Rob Borofsky convinced us to sign a book contract before we thought we were ready, and we are grateful for that impetus. We thank Naomi Schneider at University of California Press for supporting this project since its inception as part of the public anthropology series. Mary Renaud indefatiguably copyedited a challenging multivoiced manuscript, and Dore Brown graciously coordinated all aspects of production. We truly appreciate Nola Burger’s dedication to creating the design and layout of the photographs and text. Javier Auyero and João Biehl provided useful detailed comments that helped reshape the book. Laurie Hart deserves to be a co-author; her edits and restructuring of our theoretical analysis were invaluable.

We are especially thankful to Ann Magruder, who coded, organized, and reviewed notes and transcripts and sat side by side with us to type the first drafts. Additional heavy lifting (typing, editing, formatting, and yet more editing) was performed by Emi Bretschneider, Xarene Eskandar, David Hess, Jesse Davies-Kessler, Joelle Morrow, Mary Katherine Sheena, Lisa Lisanti, and Mimi Kirk. Zoe Marquardt vetted final copy edits; Fernando Montero Castrillo incorporated the last set of edits, fact-checked, revamped the bibliography, and coordinated the preliminary submission of the photos and files with remarkable elegance, patience, clarity, and good cheer. Last-minute emergency help was provided by Emiliano Bourgois-Chacon, Nick Iacobelli, and Ross Lerner.

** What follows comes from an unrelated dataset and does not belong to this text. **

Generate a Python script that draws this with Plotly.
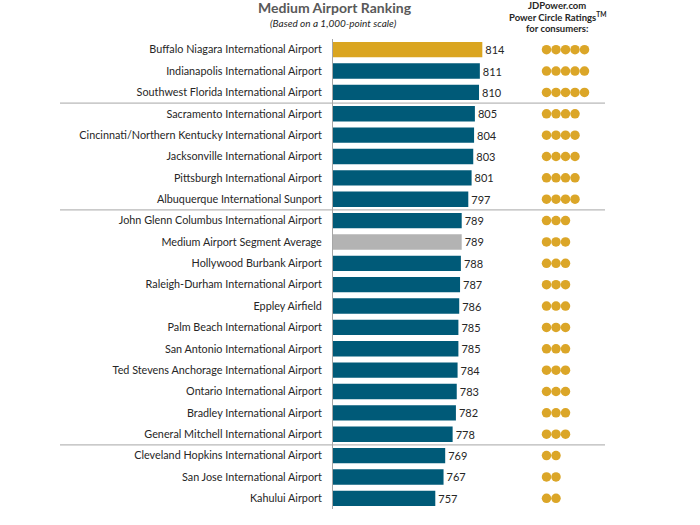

This project was primarily funded by National Institutes of Health (NIH) grant DA10164, which was initially shepherded by Richard Needle, Susan Coyle, Nick Kozel, and especially Mike Agar. The grant subsequently was expertly guided for ten years at the NIH by Elizabeth Lambert, with additional help from Jacques Normand and Angela Pattatucci Aragón. We also received funds from N01-DA-3–5201, DA-263-MD-519210, the California University AIDS Research Program (UARP) R99-SF-052, the Russell Sage Foundation 87–03–04, the National Endowment for the Humanities RA-20229, two NIH diversity supplements, the Wenner Gren Trustee Program, the President’s Office at the University of Pennsylvania (through a Richard Perry University Professorship), and the Institute for Advanced Study in Princeton. The collection of comparative background and historical data was supported by California HIV/AIDS Research Program ID-06-SF194, UARP R99-SF-115, Center for Substance Abuse Treatment H79-TI12103, the Office of AIDS at the California Department of Health Services (SYNC Project 06–55787), the Social Science Research Council, the Ford Foundation, and the Harry Frank Guggenheim Foundation, as well as NIH grants DA06413, DA012803, DA01064, DA016165, DA09532, DA013245, DA016159, DA017389, DA021627, NR08324, MH054907, MH078743, and MH064388. The analysis presented in this book does not necessarily represent the views of the funders.

Above all, we thank the Edgewater homeless for allowing us into their lives.